The CAG has excluded 12 coal blocks allotted to UMPPs from its calculation because these were based on tariff based bidding, meaning that their tariff was fixed. But that is not the case with other beneficiaries.

As the other CAG report on UMPP (tabled along with the one on coal block allocation) pointed out, Reliance Power stood to gain Rs 29,000 crore because it was allowed to divert coal from the coal blocks meant for Sasan UMPP to its Chitrangi power project. The Sasan UMPP got three coal blocks on the basis of tariff based bidding and will supply power at a fixed rate of Rs 1.196 per unit. The same coal will be available to the Chitrangi power project also but in this case power will be sold at a much higher rate, at Rs 2.45 per unit as per the agreement signed with the Madhya Pradesh government.

It still remains a mystery as to why Sasan UMPP was given a third coal block (Chhatrasal) and allowed to have surplus coal which it was then permitted to divert to another power project of the company.

It is to ensure that the private companies getting cheaper coal don’t go on to fleece the consumers by selling power at a high cost that the CAG strongly recommended in its report that “there is a need for strict regulatory and monitoring mechanism to ensure that benefit of cheaper coal is passed on to the consumers”.

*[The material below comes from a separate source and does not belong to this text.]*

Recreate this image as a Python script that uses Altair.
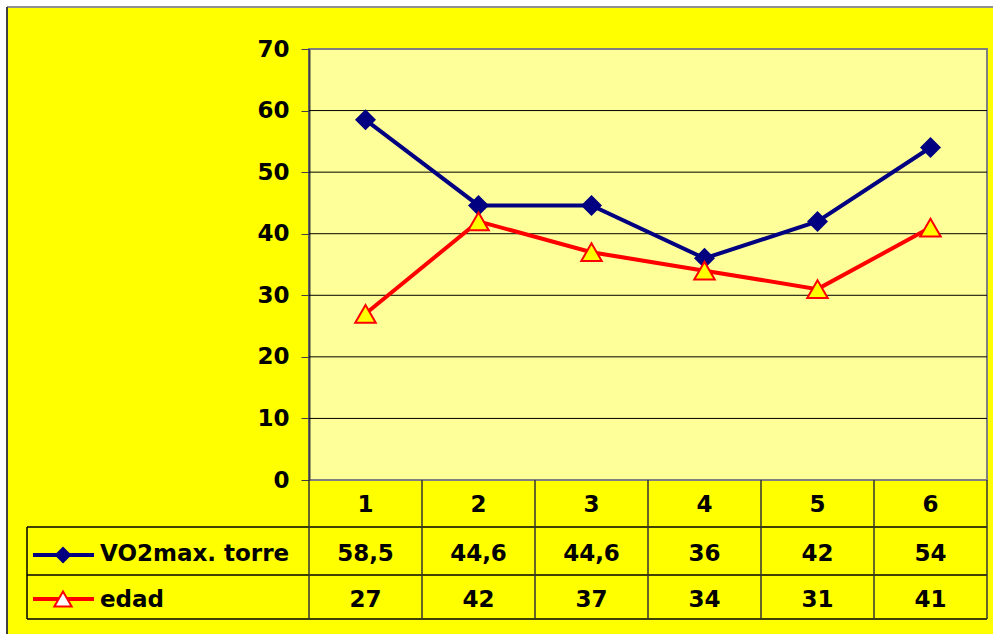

2. V Narayansami, MoS in PMO, said that “CAG is not following its mandate”, meaning thereby that the CAG had no business commenting on selection process for allocation of coal blocks because that was a policy matter and fell in the domain of the government, not the auditor.

This is not a valid accusation. It was the union government (coal ministry and PMO) that had decided in favour of auctioning of coal blocks way back in 2004 but didn’t implement that, leading to loss of revenue to the exchequer. The CAG hasn’t questioned the policy. Rather, it has questioned non-implementation of the government’s policy.